SET TASK :: Set each entry down verbatim, omitting images.

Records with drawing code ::
------------

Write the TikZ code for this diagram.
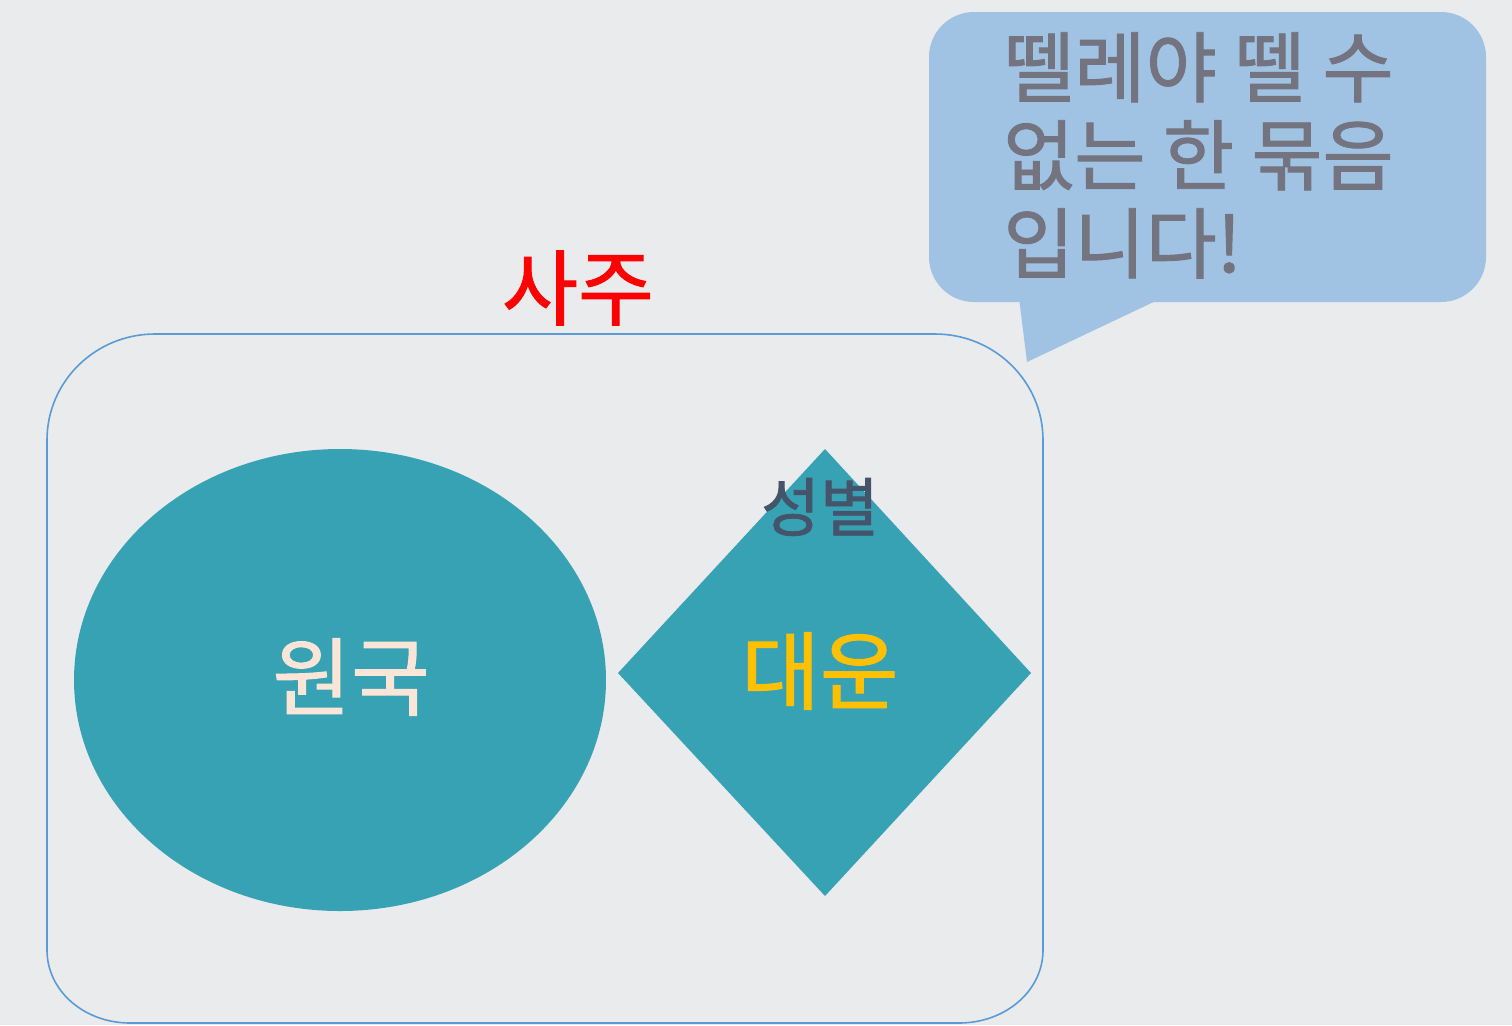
\documentclass[tikz,border=0pt]{standalone}
\usepackage{fontspec}
\setmainfont{Noto Sans CJK KR}
\newfontfamily\medkr[FakeBold=1.2]{Noto Sans CJK KR}
\definecolor{bgc}{HTML}{EAEBED}
\definecolor{teal}{HTML}{38A2B5}
\definecolor{frame}{HTML}{5B9BD5}
\definecolor{bubble}{HTML}{A0C3E3}
\definecolor{bubtext}{HTML}{747480}
\definecolor{slate}{HTML}{44546A}
\definecolor{peach}{HTML}{FBE5D6}
\definecolor{gold}{HTML}{FFC000}
\tikzset{
  lbl/.style={inner sep=0pt, anchor=center},
}
\begin{document}
\begin{tikzpicture}[x=0.75pt,y=-0.75pt]
\fill[bgc] (0,0) rectangle (1512,1025);
\useasboundingbox (0,0) rectangle (1512,1025);
% frame
\draw[frame, line width=1.2pt]
  (47,440) .. controls (47,381.5) and (95.4,334) .. (155,334)
  -- (935,334) .. controls (994.6,334) and (1043,381.5) .. (1043,440)
  -- (1043,950) .. controls (1043,990.9) and (1005.4,1023) .. (959,1023)
  -- (130,1023) .. controls (84.2,1023) and (47,990.9) .. (47,950) -- cycle;
% ellipse
\fill[teal] (340,680) ellipse[x radius=266, y radius=231];
% diamond
\fill[teal] (825,449) -- (1031,673) -- (825,896) -- (618,673) -- cycle;
% bubble
\fill[bubble, rounded corners=45*0.75pt] (929,12) rectangle (1486,302);
\fill[bubble] (1019,298) -- (1027,362) -- (1162,298) -- cycle;
% texts
\node[lbl, text=red, font=\medkr\fontsize{62}{64}\selectfont] (saju) at (578,288) {사주};
\node[lbl, text=peach, font=\medkr\fontsize{64}{66}\selectfont] (wonguk) at (351,677) {원국};
\node[lbl, text=gold, font=\medkr\fontsize{64}{66}\selectfont] (daeun) at (820,671) {대운};
\node[lbl, text=slate, font=\medkr\fontsize{48}{50}\selectfont] (seongbyeol) at (820,507) {성별};
\node[lbl, anchor=north west, text=bubtext, align=left, font=\medkr\fontsize{58}{66}\selectfont] (bubtxt) at (1003,32)
  {뗄레야 뗄 수\\없는 한 묶음\\입니다!};
\end{tikzpicture}
\end{document}
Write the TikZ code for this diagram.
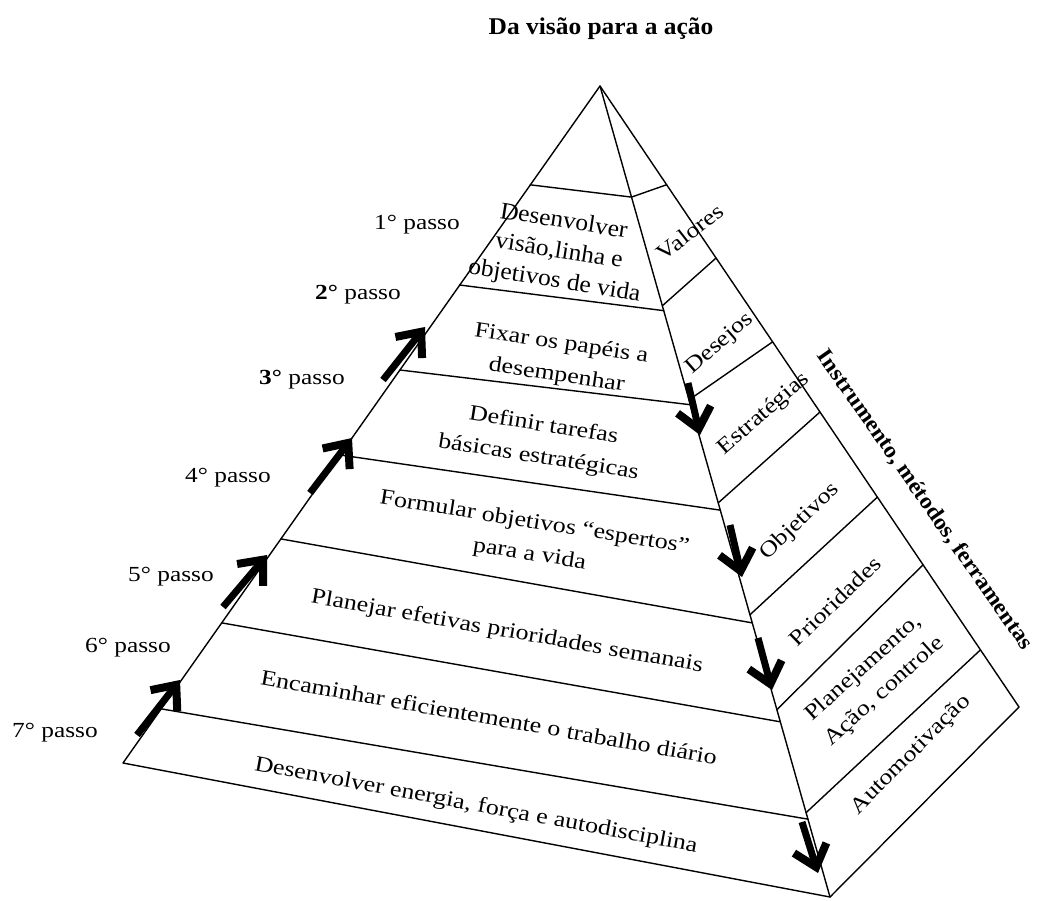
\documentclass[tikz,border=0pt]{standalone}
\usepackage{fontspec}
\setmainfont{Liberation Serif}
\newfontfamily\widefont{Liberation Serif}[FakeStretch=1.18]
\newfontfamily\midfont{Liberation Serif}[FakeStretch=1.06]
\usetikzlibrary{arrows.meta,calc}

\tikzset{
  edge/.style={line width=1.4pt, line cap=round, line join=round},
  steparrow/.style={line width=7pt, -{Straight Barb[length=20pt,width=34pt,line width=8pt]}},
  facetext/.style={font={\widefont\fontsize{22}{32}\selectfont}, align=center, inner sep=0pt},
  toptext/.style={font={\midfont\fontsize{24}{30}\selectfont}, align=center, inner sep=0pt},
  sidetext/.style={font={\widefont\fontsize{22}{31}\selectfont}, align=center, inner sep=0pt},
  passo/.style={font={\widefont\fontsize{21.5}{25}\selectfont}, inner sep=0pt},
  headline/.style={font={\midfont\bfseries\fontsize{24}{28}\selectfont}, inner sep=0pt}
}

\begin{document}
\begin{tikzpicture}[x=1pt,y=-1pt]
\path[use as bounding box] (0,0) rectangle (1043,901);

% pyramid corners
\coordinate (A)  at (600,86);
\coordinate (BL) at (123,763);
\coordinate (BM) at (830,897);
\coordinate (BR) at (1019,707);

% outline and front ridge
\draw[edge] (BL) -- (A) -- (BR) -- (BM) -- cycle;
\draw[edge] (A) -- (BM);

% layers on the front face
\foreach \i/\tl/\tm in {1/0.146/0.137, 2/0.294/0.277, 3/0.4195/0.393,
                        4/0.545/0.523, 5/0.669/0.662, 6/0.793/0.784, 7/0.920/0.904} {
  \coordinate (L\i) at ($(A)!\tl!(BL)$);
  \coordinate (M\i) at ($(A)!\tm!(BM)$);
  \draw[edge] (L\i) -- (M\i);
}

% bands on the side face
\foreach \i/\tn/\tr in {1/0.137/0.159, 2/0.271/0.277, 3/0.387/0.412,
                        4/0.514/0.525, 5/0.652/0.662, 6/0.769/0.771, 7/0.896/0.908} {
  \coordinate (N\i) at ($(A)!\tn!(BM)$);
  \coordinate (R\i) at ($(A)!\tr!(BR)$);
  \draw[edge] (N\i) -- (R\i);
}

% upward step arrows along the left edge
\coordinate (u1s) at (383,380); \coordinate (u1e) at (425,327);
\coordinate (u2s) at (310,493); \coordinate (u2e) at (352,438);
\coordinate (u3s) at (223,607); \coordinate (u3e) at (267,555);
\coordinate (u4s) at (137,735); \coordinate (u4e) at (180,680);
\foreach \k in {1,...,4} { \draw[steparrow] (u\k s) -- (u\k e); }

% downward arrows along the front ridge
\coordinate (d1s) at (688,383); \coordinate (d1e) at (700,435);
\coordinate (d2s) at (730,525); \coordinate (d2e) at (742,577);
\coordinate (d3s) at (758,638); \coordinate (d3e) at (772,690);
\coordinate (d4s) at (802,822); \coordinate (d4e) at (818,873);
\foreach \k in {1,...,4} { \draw[steparrow] (d\k s) -- (d\k e); }

% title
\node[headline] (title) at (601,29) {Da visão para a ação};

% step labels
\node[passo] (p1) at (417,225) {1° passo};
\node[passo] (p2) at (358,295) {{\bfseries 2°} passo};
\node[passo] (p3) at (302,380) {{\bfseries 3°} passo};
\node[passo] (p4) at (228,478) {4° passo};
\node[passo] (p5) at (171,577) {5° passo};
\node[passo] (p6) at (128,648) {6° passo};
\node[passo] (p7) at (55,733)  {7° passo};

% front face texts
\node[toptext, rotate=-9] (f1) at (559,252) {Desenvolver\\visão,linha e\\objetivos de vida};
\node[facetext, rotate=-8.5] (f2) at (559,360) {Fixar os papéis a\\desempenhar};
\node[facetext, rotate=-9] (f3) at (541,442) {Definir tarefas\\básicas estratégicas};
\node[facetext, rotate=-9] (f4) at (532,539) {Formular objetivos “espertos”\\para a vida};
\node[facetext, rotate=-10] (f5) at (507,632) {Planejar efetivas prioridades semanais};
\node[facetext, rotate=-10] (f6) at (489,717) {Encaminhar eficientemente o trabalho diário};
\node[facetext, rotate=-10.5] (f7) at (476,806) {Desenvolver energia, força e autodisciplina};

% side face texts
\node[sidetext, rotate=38] (s1) at (690,232) {Valores};
\node[sidetext, rotate=41] (s2) at (720,344) {Desejos};
\node[sidetext, rotate=41] (s3) at (764,414) {Estratégias};
\node[sidetext, rotate=44] (s4) at (800,522) {Objetivos};
\node[sidetext, rotate=44] (s5) at (835,601) {Prioridades};
\node[sidetext, rotate=42] (s6) at (874,680) {Planejamento,\\Ação, controle};
\node[sidetext, rotate=45] (s7) at (911,755) {Automotivação};

% side caption
\node[headline, font={\midfont\bfseries\fontsize{22.5}{27}\selectfont}, rotate=-55] (tools) at (925,500)
  {Instrumento, métodos, ferramentas};
\end{tikzpicture}
\end{document}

------------

RESPONSE TO THIS EXERCISE ::
Write the TikZ code for this diagram.
\documentclass[tikz,border=0pt]{standalone}
\usepackage{fontspec}
\setmainfont{Noto Sans CJK KR}
\newfontfamily\medkr[FakeBold=1.2]{Noto Sans CJK KR}
\definecolor{bgc}{HTML}{EAEBED}
\definecolor{teal}{HTML}{38A2B5}
\definecolor{frame}{HTML}{5B9BD5}
\definecolor{bubble}{HTML}{A0C3E3}
\definecolor{bubtext}{HTML}{747480}
\definecolor{slate}{HTML}{44546A}
\definecolor{peach}{HTML}{FBE5D6}
\definecolor{gold}{HTML}{FFC000}
\tikzset{
  lbl/.style={inner sep=0pt, anchor=center},
}
\begin{document}
\begin{tikzpicture}[x=0.75pt,y=-0.75pt]
\fill[bgc] (0,0) rectangle (1512,1025);
\useasboundingbox (0,0) rectangle (1512,1025);
% frame
\draw[frame, line width=1.2pt]
  (47,440) .. controls (47,381.5) and (95.4,334) .. (155,334)
  -- (935,334) .. controls (994.6,334) and (1043,381.5) .. (1043,440)
  -- (1043,950) .. controls (1043,990.9) and (1005.4,1023) .. (959,1023)
  -- (130,1023) .. controls (84.2,1023) and (47,990.9) .. (47,950) -- cycle;
% ellipse
\fill[teal] (340,680) ellipse[x radius=266, y radius=231];
% diamond
\fill[teal] (825,449) -- (1031,673) -- (825,896) -- (618,673) -- cycle;
% bubble
\fill[bubble, rounded corners=45*0.75pt] (929,12) rectangle (1486,302);
\fill[bubble] (1019,298) -- (1027,362) -- (1162,298) -- cycle;
% texts
\node[lbl, text=red, font=\medkr\fontsize{62}{64}\selectfont] (saju) at (578,288) {사주};
\node[lbl, text=peach, font=\medkr\fontsize{64}{66}\selectfont] (wonguk) at (351,677) {원국};
\node[lbl, text=gold, font=\medkr\fontsize{64}{66}\selectfont] (daeun) at (820,671) {대운};
\node[lbl, text=slate, font=\medkr\fontsize{48}{50}\selectfont] (seongbyeol) at (820,507) {성별};
\node[lbl, anchor=north west, text=bubtext, align=left, font=\medkr\fontsize{58}{66}\selectfont] (bubtxt) at (1003,32)
  {뗄레야 뗄 수\\없는 한 묶음\\입니다!};
\end{tikzpicture}
\end{document}
Write the TikZ code for this diagram.
\documentclass[tikz,border=0pt]{standalone}
\usepackage{fontspec}
\setmainfont{Liberation Serif}
\newfontfamily\widefont{Liberation Serif}[FakeStretch=1.18]
\newfontfamily\midfont{Liberation Serif}[FakeStretch=1.06]
\usetikzlibrary{arrows.meta,calc}

\tikzset{
  edge/.style={line width=1.4pt, line cap=round, line join=round},
  steparrow/.style={line width=7pt, -{Straight Barb[length=20pt,width=34pt,line width=8pt]}},
  facetext/.style={font={\widefont\fontsize{22}{32}\selectfont}, align=center, inner sep=0pt},
  toptext/.style={font={\midfont\fontsize{24}{30}\selectfont}, align=center, inner sep=0pt},
  sidetext/.style={font={\widefont\fontsize{22}{31}\selectfont}, align=center, inner sep=0pt},
  passo/.style={font={\widefont\fontsize{21.5}{25}\selectfont}, inner sep=0pt},
  headline/.style={font={\midfont\bfseries\fontsize{24}{28}\selectfont}, inner sep=0pt}
}

\begin{document}
\begin{tikzpicture}[x=1pt,y=-1pt]
\path[use as bounding box] (0,0) rectangle (1043,901);

% pyramid corners
\coordinate (A)  at (600,86);
\coordinate (BL) at (123,763);
\coordinate (BM) at (830,897);
\coordinate (BR) at (1019,707);

% outline and front ridge
\draw[edge] (BL) -- (A) -- (BR) -- (BM) -- cycle;
\draw[edge] (A) -- (BM);

% layers on the front face
\foreach \i/\tl/\tm in {1/0.146/0.137, 2/0.294/0.277, 3/0.4195/0.393,
                        4/0.545/0.523, 5/0.669/0.662, 6/0.793/0.784, 7/0.920/0.904} {
  \coordinate (L\i) at ($(A)!\tl!(BL)$);
  \coordinate (M\i) at ($(A)!\tm!(BM)$);
  \draw[edge] (L\i) -- (M\i);
}

% bands on the side face
\foreach \i/\tn/\tr in {1/0.137/0.159, 2/0.271/0.277, 3/0.387/0.412,
                        4/0.514/0.525, 5/0.652/0.662, 6/0.769/0.771, 7/0.896/0.908} {
  \coordinate (N\i) at ($(A)!\tn!(BM)$);
  \coordinate (R\i) at ($(A)!\tr!(BR)$);
  \draw[edge] (N\i) -- (R\i);
}

% upward step arrows along the left edge
\coordinate (u1s) at (383,380); \coordinate (u1e) at (425,327);
\coordinate (u2s) at (310,493); \coordinate (u2e) at (352,438);
\coordinate (u3s) at (223,607); \coordinate (u3e) at (267,555);
\coordinate (u4s) at (137,735); \coordinate (u4e) at (180,680);
\foreach \k in {1,...,4} { \draw[steparrow] (u\k s) -- (u\k e); }

% downward arrows along the front ridge
\coordinate (d1s) at (688,383); \coordinate (d1e) at (700,435);
\coordinate (d2s) at (730,525); \coordinate (d2e) at (742,577);
\coordinate (d3s) at (758,638); \coordinate (d3e) at (772,690);
\coordinate (d4s) at (802,822); \coordinate (d4e) at (818,873);
\foreach \k in {1,...,4} { \draw[steparrow] (d\k s) -- (d\k e); }

% title
\node[headline] (title) at (601,29) {Da visão para a ação};

% step labels
\node[passo] (p1) at (417,225) {1° passo};
\node[passo] (p2) at (358,295) {{\bfseries 2°} passo};
\node[passo] (p3) at (302,380) {{\bfseries 3°} passo};
\node[passo] (p4) at (228,478) {4° passo};
\node[passo] (p5) at (171,577) {5° passo};
\node[passo] (p6) at (128,648) {6° passo};
\node[passo] (p7) at (55,733)  {7° passo};

% front face texts
\node[toptext, rotate=-9] (f1) at (559,252) {Desenvolver\\visão,linha e\\objetivos de vida};
\node[facetext, rotate=-8.5] (f2) at (559,360) {Fixar os papéis a\\desempenhar};
\node[facetext, rotate=-9] (f3) at (541,442) {Definir tarefas\\básicas estratégicas};
\node[facetext, rotate=-9] (f4) at (532,539) {Formular objetivos “espertos”\\para a vida};
\node[facetext, rotate=-10] (f5) at (507,632) {Planejar efetivas prioridades semanais};
\node[facetext, rotate=-10] (f6) at (489,717) {Encaminhar eficientemente o trabalho diário};
\node[facetext, rotate=-10.5] (f7) at (476,806) {Desenvolver energia, força e autodisciplina};

% side face texts
\node[sidetext, rotate=38] (s1) at (690,232) {Valores};
\node[sidetext, rotate=41] (s2) at (720,344) {Desejos};
\node[sidetext, rotate=41] (s3) at (764,414) {Estratégias};
\node[sidetext, rotate=44] (s4) at (800,522) {Objetivos};
\node[sidetext, rotate=44] (s5) at (835,601) {Prioridades};
\node[sidetext, rotate=42] (s6) at (874,680) {Planejamento,\\Ação, controle};
\node[sidetext, rotate=45] (s7) at (911,755) {Automotivação};

% side caption
\node[headline, font={\midfont\bfseries\fontsize{22.5}{27}\selectfont}, rotate=-55] (tools) at (925,500)
  {Instrumento, métodos, ferramentas};
\end{tikzpicture}
\end{document}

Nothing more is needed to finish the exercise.